Le droit à l’information

Là où l’histoire bégaie, c’est que, de la même manière que l’Etat doit mettre la main à la poche à la place des ménages non imposables, il doit le faire pour les entreprises en Zone Franche*. Or, il compense sur une base très faible. Alors que deux entreprises sur trois bénéficient de ce dispositif de Zone Franche dit l’enquête, et ne paient donc pas de CFE à hauteur de 150.000 euros. L’Etat économiserait ainsi environ 260.000 euros chaque année puisqu’il compense 21 euros pour chaque contribuable bénéficiaire du dispositif. Si ces contribuables avaient été imposés de façon progressive, il aurait fallu compenser des sommes beaucoup plus importantes. Il est donc recommandé à l’ensemble des élus de demander une compensation forfaitaire pour ce manque de conseil conduisant à un manque à gagner.
C’est à eux que s’adresse ce rapport, qui répercute également un recensement insuffisant des locaux professionnels et commerciaux, dont les valeurs locatives appliquées sont exagérées.

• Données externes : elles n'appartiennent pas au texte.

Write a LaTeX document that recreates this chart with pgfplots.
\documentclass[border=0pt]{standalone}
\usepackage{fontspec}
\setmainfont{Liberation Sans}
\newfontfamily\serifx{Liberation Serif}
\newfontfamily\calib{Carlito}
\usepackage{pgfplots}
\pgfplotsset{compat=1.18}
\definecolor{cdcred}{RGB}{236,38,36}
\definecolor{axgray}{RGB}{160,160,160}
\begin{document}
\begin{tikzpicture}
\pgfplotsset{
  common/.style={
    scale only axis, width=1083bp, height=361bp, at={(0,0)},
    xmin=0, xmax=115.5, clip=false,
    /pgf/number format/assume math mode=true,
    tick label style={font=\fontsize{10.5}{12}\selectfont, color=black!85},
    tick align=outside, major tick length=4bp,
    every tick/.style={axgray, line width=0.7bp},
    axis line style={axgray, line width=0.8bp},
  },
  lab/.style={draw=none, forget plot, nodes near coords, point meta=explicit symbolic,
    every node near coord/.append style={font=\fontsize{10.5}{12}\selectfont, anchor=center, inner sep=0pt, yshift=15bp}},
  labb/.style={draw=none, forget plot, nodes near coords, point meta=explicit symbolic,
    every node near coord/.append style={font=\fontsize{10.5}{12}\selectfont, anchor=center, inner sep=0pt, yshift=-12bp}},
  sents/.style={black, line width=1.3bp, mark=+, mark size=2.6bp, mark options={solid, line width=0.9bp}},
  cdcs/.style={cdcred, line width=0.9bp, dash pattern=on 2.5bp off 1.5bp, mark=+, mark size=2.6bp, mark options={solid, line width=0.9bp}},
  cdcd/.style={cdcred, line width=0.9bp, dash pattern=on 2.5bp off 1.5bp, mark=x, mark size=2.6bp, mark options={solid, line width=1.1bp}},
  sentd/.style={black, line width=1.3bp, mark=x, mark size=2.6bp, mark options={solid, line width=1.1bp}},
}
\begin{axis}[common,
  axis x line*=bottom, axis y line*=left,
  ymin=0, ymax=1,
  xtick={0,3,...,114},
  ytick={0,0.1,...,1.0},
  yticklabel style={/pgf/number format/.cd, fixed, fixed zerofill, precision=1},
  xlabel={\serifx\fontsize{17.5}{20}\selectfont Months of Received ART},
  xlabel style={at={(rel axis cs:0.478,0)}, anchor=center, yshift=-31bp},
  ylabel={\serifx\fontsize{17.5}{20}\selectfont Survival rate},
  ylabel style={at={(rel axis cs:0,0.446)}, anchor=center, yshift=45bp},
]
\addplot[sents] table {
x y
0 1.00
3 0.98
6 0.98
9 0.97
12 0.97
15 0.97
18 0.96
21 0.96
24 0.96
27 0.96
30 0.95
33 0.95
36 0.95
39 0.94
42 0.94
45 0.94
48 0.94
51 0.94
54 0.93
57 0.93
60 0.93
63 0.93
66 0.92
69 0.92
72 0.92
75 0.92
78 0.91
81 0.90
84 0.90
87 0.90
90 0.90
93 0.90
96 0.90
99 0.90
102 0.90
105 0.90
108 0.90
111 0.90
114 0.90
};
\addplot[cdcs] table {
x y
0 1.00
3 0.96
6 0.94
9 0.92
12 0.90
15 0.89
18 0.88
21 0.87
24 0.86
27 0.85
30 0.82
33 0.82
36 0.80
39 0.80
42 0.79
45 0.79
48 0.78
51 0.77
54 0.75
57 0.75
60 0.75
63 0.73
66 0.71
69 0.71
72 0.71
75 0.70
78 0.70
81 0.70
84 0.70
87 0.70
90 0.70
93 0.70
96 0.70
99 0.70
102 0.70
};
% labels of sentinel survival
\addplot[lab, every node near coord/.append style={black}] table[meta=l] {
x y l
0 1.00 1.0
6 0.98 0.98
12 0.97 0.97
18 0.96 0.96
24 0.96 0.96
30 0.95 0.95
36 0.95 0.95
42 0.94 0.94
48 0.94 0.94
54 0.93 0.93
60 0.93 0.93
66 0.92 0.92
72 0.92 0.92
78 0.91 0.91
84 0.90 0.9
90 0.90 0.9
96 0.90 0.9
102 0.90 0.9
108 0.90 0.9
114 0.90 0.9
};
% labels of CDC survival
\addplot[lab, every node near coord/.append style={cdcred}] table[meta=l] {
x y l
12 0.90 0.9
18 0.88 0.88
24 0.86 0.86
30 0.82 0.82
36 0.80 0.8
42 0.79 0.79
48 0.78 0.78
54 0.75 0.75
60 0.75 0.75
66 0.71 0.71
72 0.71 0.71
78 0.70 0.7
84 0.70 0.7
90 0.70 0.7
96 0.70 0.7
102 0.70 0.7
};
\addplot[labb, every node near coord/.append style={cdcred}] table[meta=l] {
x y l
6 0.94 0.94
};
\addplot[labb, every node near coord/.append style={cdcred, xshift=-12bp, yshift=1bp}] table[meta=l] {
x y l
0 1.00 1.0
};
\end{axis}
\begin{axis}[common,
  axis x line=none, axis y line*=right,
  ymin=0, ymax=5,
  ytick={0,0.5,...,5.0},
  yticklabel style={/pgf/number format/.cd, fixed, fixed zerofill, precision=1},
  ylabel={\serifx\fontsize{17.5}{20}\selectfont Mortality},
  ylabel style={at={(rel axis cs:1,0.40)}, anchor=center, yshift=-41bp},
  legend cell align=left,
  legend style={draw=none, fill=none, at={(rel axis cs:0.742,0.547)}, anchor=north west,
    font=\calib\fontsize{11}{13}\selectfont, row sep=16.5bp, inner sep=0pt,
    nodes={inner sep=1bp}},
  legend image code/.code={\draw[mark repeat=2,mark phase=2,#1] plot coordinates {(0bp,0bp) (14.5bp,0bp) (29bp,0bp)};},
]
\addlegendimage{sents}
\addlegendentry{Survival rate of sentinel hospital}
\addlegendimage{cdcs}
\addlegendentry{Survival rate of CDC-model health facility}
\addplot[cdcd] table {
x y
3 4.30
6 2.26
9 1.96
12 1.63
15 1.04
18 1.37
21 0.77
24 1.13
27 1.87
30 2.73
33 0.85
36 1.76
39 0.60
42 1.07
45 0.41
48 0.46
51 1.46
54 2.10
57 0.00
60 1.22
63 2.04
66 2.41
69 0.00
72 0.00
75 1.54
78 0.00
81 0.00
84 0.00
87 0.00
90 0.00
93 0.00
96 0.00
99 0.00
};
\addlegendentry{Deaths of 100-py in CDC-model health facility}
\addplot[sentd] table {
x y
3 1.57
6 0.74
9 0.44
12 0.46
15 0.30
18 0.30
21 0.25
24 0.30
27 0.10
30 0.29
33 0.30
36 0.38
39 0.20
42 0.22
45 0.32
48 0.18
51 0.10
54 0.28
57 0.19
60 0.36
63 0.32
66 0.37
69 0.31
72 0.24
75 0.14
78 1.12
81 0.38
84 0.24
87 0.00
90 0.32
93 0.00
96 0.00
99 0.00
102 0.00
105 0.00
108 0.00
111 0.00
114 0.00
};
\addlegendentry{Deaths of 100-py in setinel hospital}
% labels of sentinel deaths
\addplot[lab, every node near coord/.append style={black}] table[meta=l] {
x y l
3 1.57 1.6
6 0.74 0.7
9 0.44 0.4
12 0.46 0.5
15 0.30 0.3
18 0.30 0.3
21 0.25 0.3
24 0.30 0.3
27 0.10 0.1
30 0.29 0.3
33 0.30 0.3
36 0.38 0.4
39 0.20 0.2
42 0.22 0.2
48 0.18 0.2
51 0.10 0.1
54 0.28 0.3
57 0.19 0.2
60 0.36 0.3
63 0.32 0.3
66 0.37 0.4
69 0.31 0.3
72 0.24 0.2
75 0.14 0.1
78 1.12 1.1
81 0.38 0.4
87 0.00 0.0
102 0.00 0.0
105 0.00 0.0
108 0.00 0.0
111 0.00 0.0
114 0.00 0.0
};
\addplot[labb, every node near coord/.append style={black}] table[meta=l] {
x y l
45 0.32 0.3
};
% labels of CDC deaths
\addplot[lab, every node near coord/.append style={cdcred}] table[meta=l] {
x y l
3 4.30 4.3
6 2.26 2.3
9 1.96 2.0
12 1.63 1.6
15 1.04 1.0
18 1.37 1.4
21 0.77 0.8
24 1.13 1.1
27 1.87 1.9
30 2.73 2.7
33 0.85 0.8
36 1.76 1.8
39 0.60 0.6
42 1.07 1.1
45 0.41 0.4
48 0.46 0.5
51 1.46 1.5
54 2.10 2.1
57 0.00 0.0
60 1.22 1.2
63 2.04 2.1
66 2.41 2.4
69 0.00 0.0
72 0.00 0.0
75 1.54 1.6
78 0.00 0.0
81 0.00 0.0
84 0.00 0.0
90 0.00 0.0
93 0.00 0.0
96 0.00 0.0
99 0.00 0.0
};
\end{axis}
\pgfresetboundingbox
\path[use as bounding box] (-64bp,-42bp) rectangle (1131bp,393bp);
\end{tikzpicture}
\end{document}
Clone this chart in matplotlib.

Si il n’a pas été anticipé, le désarroi des maires invités à décliner une fiscalité de droit commun en dépit d’un cadastre et d’un adressage non finalisés, a fini par être pris en compte quelques années plus tard par le service des impôts. En 2019, la Direction régionale des Finances publiques (DRFIP) avait annoncé mettre à disposition de chacune des cinq intercommunalités un cadre A afin de travailler sur le rattrapage de la fiscalité ou sur l’analyse financière. Vu le contexte, on espère que ces supermen et women de la fiscalité sont encore en poste, on ne saurait trop conseiller aux équipes municipales d’en user et d’en abuser.